▶ [MATERIAL PROVIDED]

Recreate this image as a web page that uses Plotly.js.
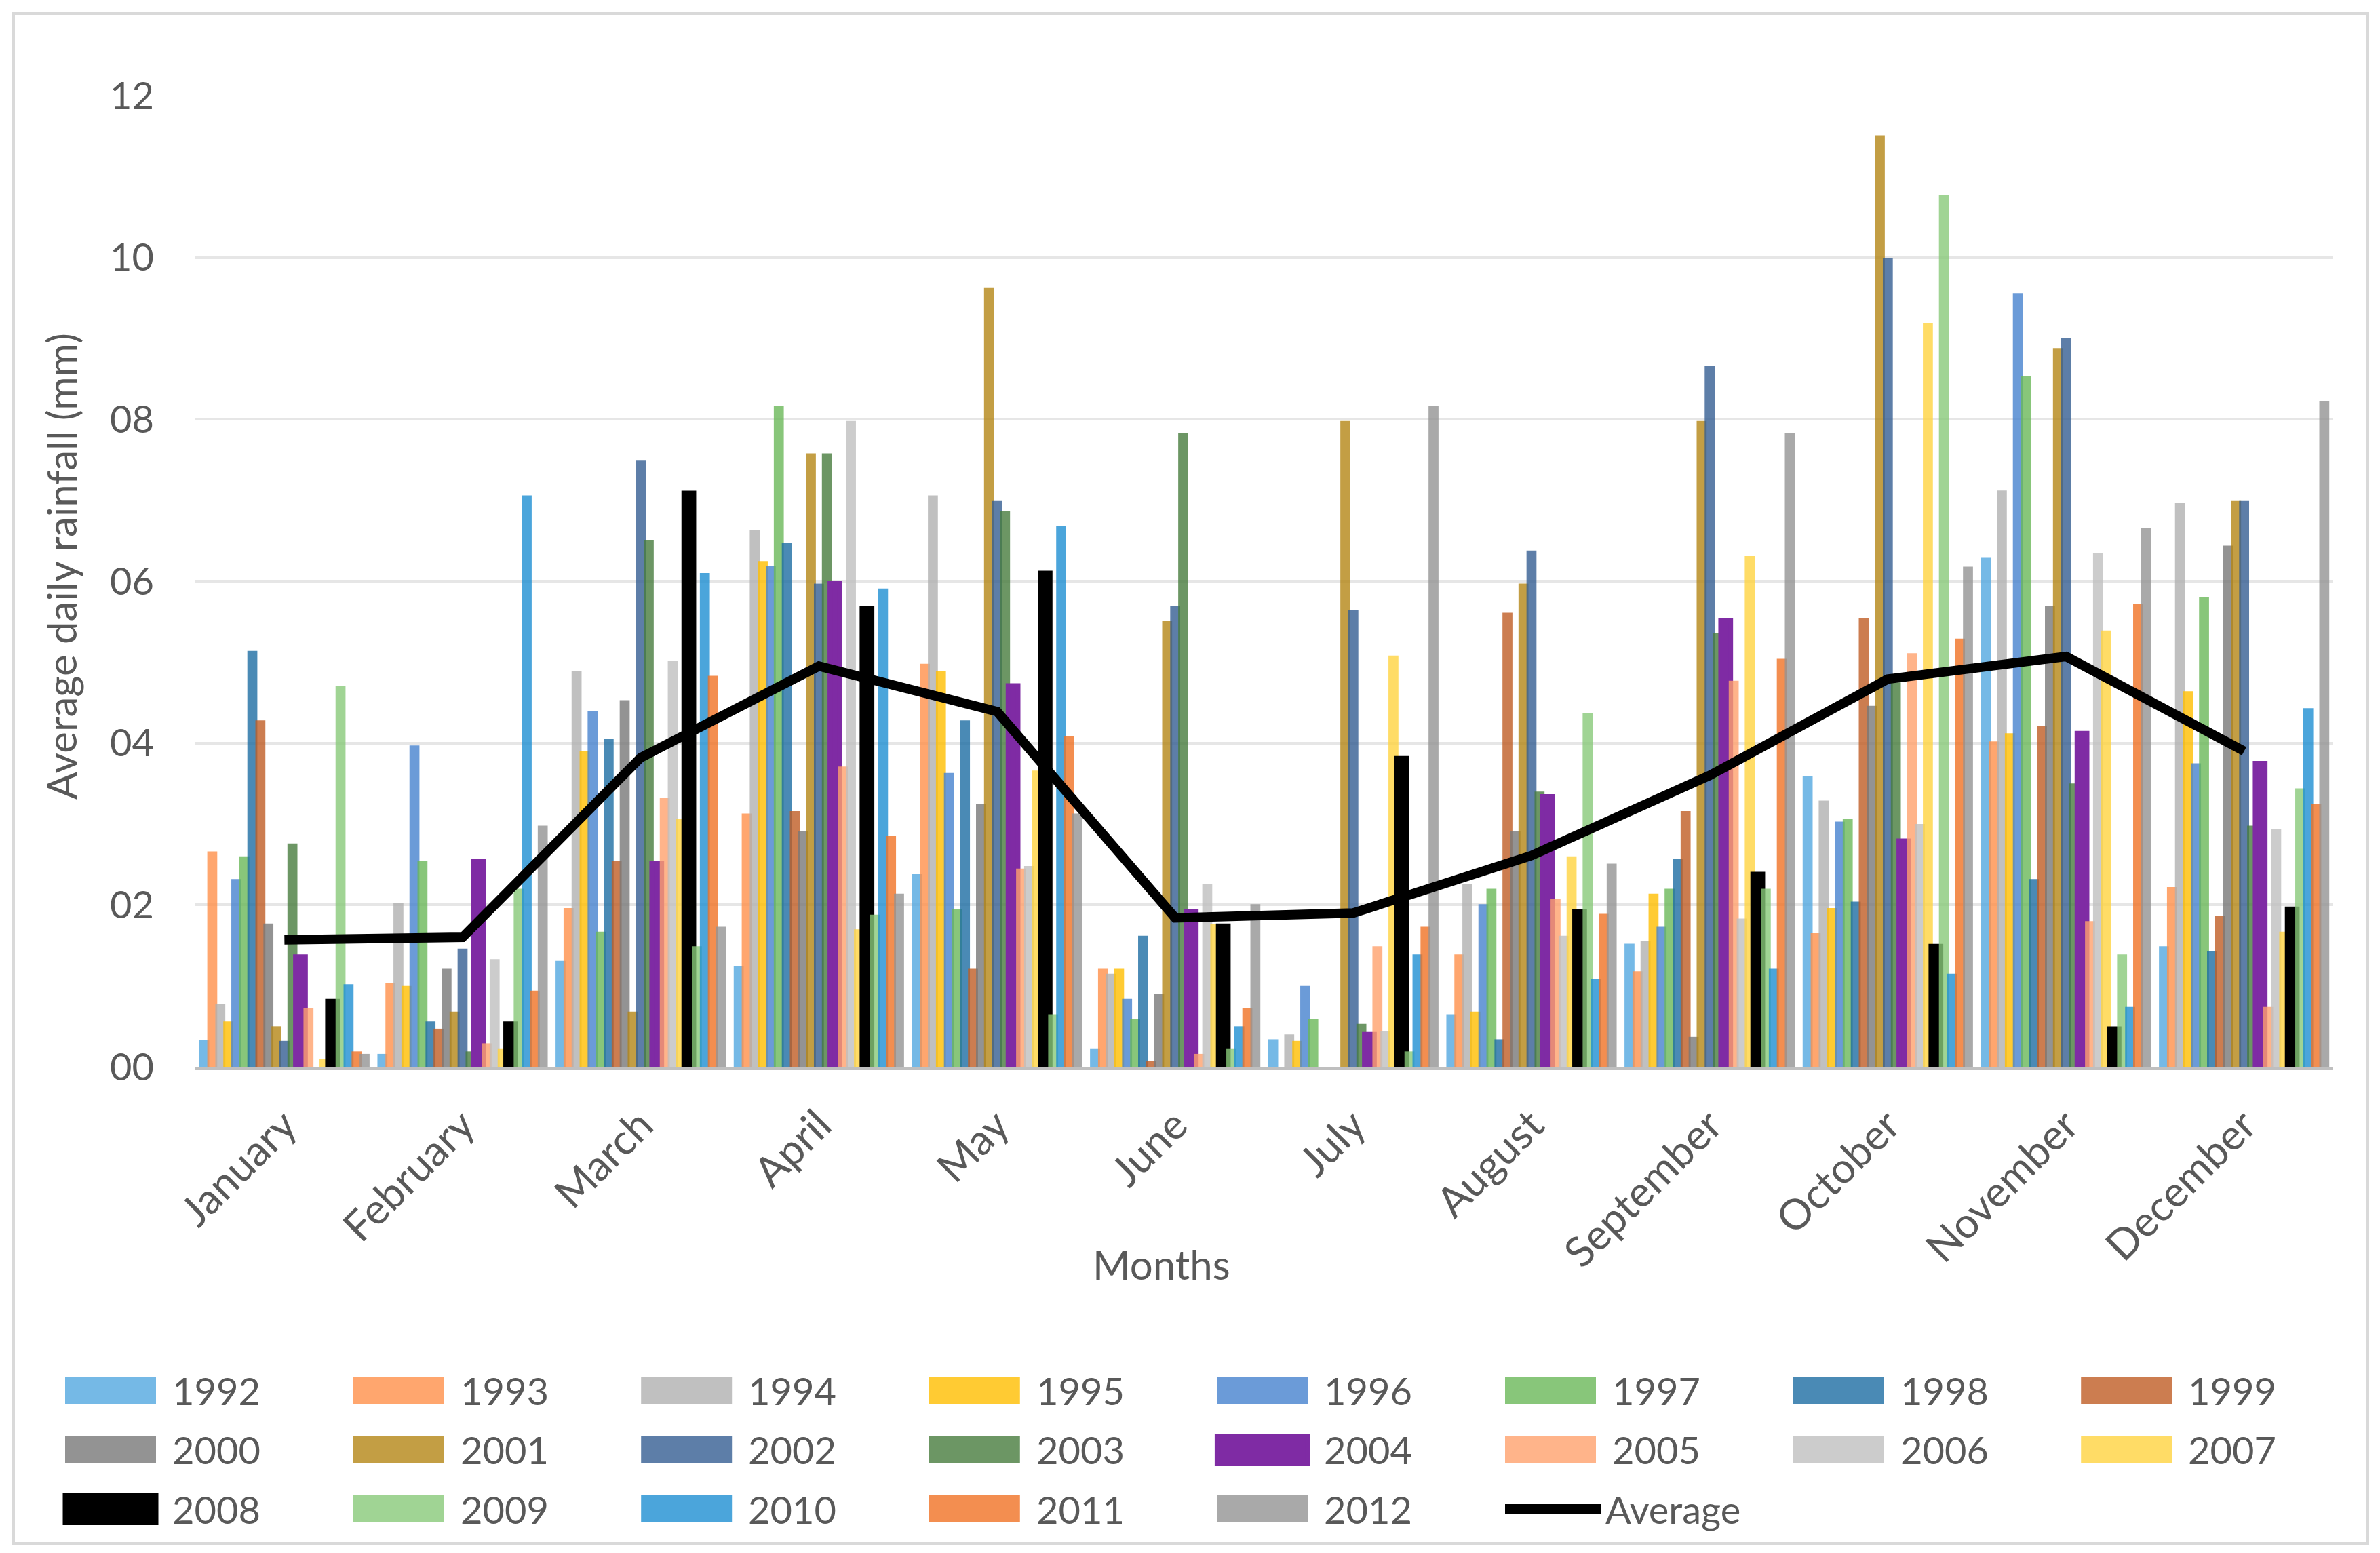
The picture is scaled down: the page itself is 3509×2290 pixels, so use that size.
<!DOCTYPE html>
<html>
<head>
<meta charset="utf-8">
<script src="https://cdn.plot.ly/plotly-3.0.1.min.js"></script>
<style>
html,body{margin:0;padding:0;background:#ffffff;}
#chart{width:3509px;height:2290px;}
#frame{position:absolute;left:18px;top:18px;width:3467px;height:2252px;border:4px solid #D9D9D9;pointer-events:none;}
</style>
</head>
<body>
<div id="chart"></div>
<div id="frame"></div>
<script>
// ---------------- DATA ----------------
const months = ['January','February','March','April','May','June','July','August','September','October','November','December'];
const years = ['1992','1993','1994','1995','1996','1997','1998','1999','2000','2001','2002','2003','2004','2005','2006','2007','2008','2009','2010','2011','2012'];

const y1992 = [0.33, 0.16, 1.31, 1.24, 2.38, 0.22, 0.34, 0.65, 1.52, 3.59, 6.29, 1.49];
const y1993 = [2.66, 1.03, 1.96, 3.13, 4.98, 1.21, 0.00, 1.39, 1.18, 1.65, 4.02, 2.22];
const y1994 = [0.78, 2.02, 4.89, 6.63, 7.06, 1.15, 0.40, 2.26, 1.55, 3.29, 7.12, 6.97];
const y1995 = [0.56, 1.00, 3.90, 6.25, 4.89, 1.21, 0.32, 0.68, 2.14, 1.96, 4.12, 4.64];
const y1996 = [2.32, 3.97, 4.40, 6.19, 3.63, 0.84, 1.00, 2.01, 1.73, 3.03, 9.56, 3.75];
const y1997 = [2.60, 2.54, 1.67, 8.17, 1.95, 0.59, 0.59, 2.20, 2.20, 3.06, 8.54, 5.80];
const y1998 = [5.14, 0.56, 4.05, 6.47, 4.28, 1.62, 0.00, 0.34, 2.57, 2.04, 2.32, 1.43];
const y1999 = [4.28, 0.47, 2.54, 3.16, 1.21, 0.07, 0.00, 5.61, 3.16, 5.54, 4.21, 1.86];
const y2000 = [1.77, 1.21, 4.53, 2.91, 3.25, 0.90, 0.00, 2.91, 0.37, 4.46, 5.69, 6.44];
const y2001 = [0.50, 0.68, 0.68, 7.58, 9.63, 5.51, 7.98, 5.97, 7.98, 11.51, 8.88, 6.99];
const y2002 = [0.32, 1.46, 7.49, 5.97, 6.99, 5.69, 5.64, 6.38, 8.66, 9.99, 9.00, 6.99];
const y2003 = [2.76, 0.19, 6.51, 7.58, 6.87, 7.83, 0.53, 3.40, 5.36, 4.75, 3.50, 2.98];
const y2004 = [1.36, 2.54, 2.51, 5.97, 4.71, 1.92, 0.40, 3.34, 5.51, 2.79, 4.12, 3.75];
const y2005 = [0.72, 0.29, 3.32, 3.71, 2.45, 0.16, 1.49, 2.07, 4.77, 5.11, 1.80, 0.74];
const y2006 = [0.00, 1.33, 5.02, 7.98, 2.48, 2.26, 0.44, 1.62, 1.83, 3.00, 6.35, 2.94];
const y2007 = [0.10, 0.22, 3.06, 1.70, 3.66, 1.76, 5.08, 2.60, 6.31, 9.19, 5.39, 1.67];
const y2008 = [0.81, 0.53, 7.09, 5.66, 6.10, 1.74, 3.81, 1.92, 2.38, 1.49, 0.47, 1.95];
const y2009 = [4.71, 2.20, 1.49, 1.88, 0.65, 0.22, 0.19, 4.37, 2.20, 10.77, 1.39, 3.44];
const y2010 = [1.02, 7.06, 6.10, 5.91, 6.68, 0.50, 1.39, 1.08, 1.21, 1.15, 0.74, 4.43];
const y2011 = [0.19, 0.94, 4.83, 2.85, 4.09, 0.72, 1.73, 1.89, 5.04, 5.29, 5.72, 3.25];
const y2012 = [0.16, 2.98, 1.73, 2.14, 3.13, 2.01, 8.17, 2.51, 7.83, 6.18, 6.66, 8.23];
const average = [1.57, 1.60, 3.82, 4.95, 4.39, 1.84, 1.90, 2.61, 3.60, 4.79, 5.07, 3.90];

const yTickVals = [0, 2, 4, 6, 8, 10, 12];
const yTickText = ['00', '02', '04', '06', '08', '10', '12'];

const series = [y1992,y1993,y1994,y1995,y1996,y1997,y1998,y1999,y2000,y2001,y2002,y2003,y2004,y2005,y2006,y2007,y2008,y2009,y2010,y2011,y2012];

// ---------------- STYLE ----------------
const colors = ['#52A8E0','#FF904A','#B0B0B0','#FFBE00','#4682CE','#6AB859','#1D6DA3','#BF5D24','#787878','#B48615',
                '#345E92','#477C3D','#7F2BA4','#FFA16D','#BFBFBF','#FFD340','#000000','#88C979','#1E8ED2','#F07224','#949494'];
const opac = years.map(y => (y === '2004' || y === '2008') ? 1 : 0.8);
const borderW = years.map(y => (y === '2004' || y === '2008') ? 7 : 0);

const FONT = 'Lato, "Open Sans", sans-serif';
const TXT = '#595959';

// plot area in pixels
const L = 288, R = 3440, T = 141, B = 1573;
const W = R - L, H = B - T;
const px = x => (x - L) / W;
const py = y => (B - y) / H;

const step = 0.045, bw = 0.056;
const n = years.length;
const start = -((n - 1) * step + bw) / 2;

const traces = series.map((vals, i) => ({
  type: 'bar',
  name: years[i],
  x: months,
  y: vals,
  width: bw,
  offset: start + i * step,
  opacity: opac[i],
  marker: { color: colors[i], line: { color: colors[i], width: borderW[i] } },
  showlegend: false,
  hoverinfo: 'skip'
}));

traces.push({
  type: 'scatter',
  mode: 'lines',
  name: 'Average',
  x: months,
  y: average,
  line: { color: '#000000', width: 14 },
  showlegend: false,
  hoverinfo: 'skip'
});

// ---------------- LEGEND (manual, built from series names/colours) ----------------
const shapes = [];
const annotations = [];
const colW = 424.6, sx0 = 96, sw = 134, sh = 40, rowY0 = 2050, rowH = 87.5;
const legendNames = years.concat(['Average']);
legendNames.forEach((name, i) => {
  const col = i % 8, row = Math.floor(i / 8);
  const x0 = sx0 + col * colW;
  const yc = rowY0 + row * rowH;
  if (name === 'Average') {
    shapes.push({ type: 'line', xref: 'paper', yref: 'paper', x0: px(x0), x1: px(x0 + 142), y0: py(yc), y1: py(yc),
      line: { color: '#000000', width: 14 } });
    annotations.push({ xref: 'paper', yref: 'paper', x: px(x0 + 146), y: py(yc), xanchor: 'left', yanchor: 'middle',
      text: name, showarrow: false, font: { family: FONT, size: 56, color: TXT } });
  } else {
    shapes.push({ type: 'rect', xref: 'paper', yref: 'paper', x0: px(x0), x1: px(x0 + sw), y0: py(yc + sh / 2), y1: py(yc - sh / 2),
      fillcolor: colors[i], opacity: opac[i], line: { color: colors[i], width: borderW[i] } });
    annotations.push({ xref: 'paper', yref: 'paper', x: px(x0 + sw + 22), y: py(yc), xanchor: 'left', yanchor: 'middle',
      text: name, showarrow: false, font: { family: FONT, size: 56, color: TXT } });
  }
});

// axis titles
annotations.push({ xref: 'paper', yref: 'paper', x: px(1712), y: py(1864), xanchor: 'center', yanchor: 'middle',
  text: 'Months', showarrow: false, font: { family: FONT, size: 60, color: TXT } });
annotations.push({ xref: 'paper', yref: 'paper', x: px(90), y: py(835), xanchor: 'center', yanchor: 'middle',
  text: 'Average daily rainfall (mm)', textangle: -90, showarrow: false, font: { family: FONT, size: 60, color: TXT } });

const layout = {
  width: 3509, height: 2290,
  margin: { l: L, r: 3509 - R, t: T, b: 2290 - B, pad: 0 },
  paper_bgcolor: '#ffffff', plot_bgcolor: '#ffffff',
  barmode: 'overlay',
  showlegend: false,
  font: { family: FONT, color: TXT },
  xaxis: {
    type: 'category',
    range: [-0.5, 11.5],
    showgrid: false,
    showline: true, linecolor: '#BFBFBF', linewidth: 5,
    ticks: '',
    tickangle: -45,
    tickfont: { family: FONT, size: 62, color: TXT },
    ticklabelstandoff: 20,
    zeroline: false,
    fixedrange: true
  },
  yaxis: {
    range: [0, 12],
    tickvals: yTickVals, ticktext: yTickText,
    showgrid: true, gridcolor: '#E6E6E6', gridwidth: 4,
    zeroline: false, showline: false,
    ticks: '',
    tickfont: { family: FONT, size: 56, color: TXT },
    ticklabelstandoff: 60,
    fixedrange: true
  },
  shapes: shapes,
  annotations: annotations
};

Plotly.newPlot('chart', traces, layout, { staticPlot: true, displayModeBar: false });
</script>
</body>
</html>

▶ [PROBLEM DESCRIPTION] Go through the material above and count the lines that include "page". Give the number alone.

▶ [CORRECT ANSWER] 2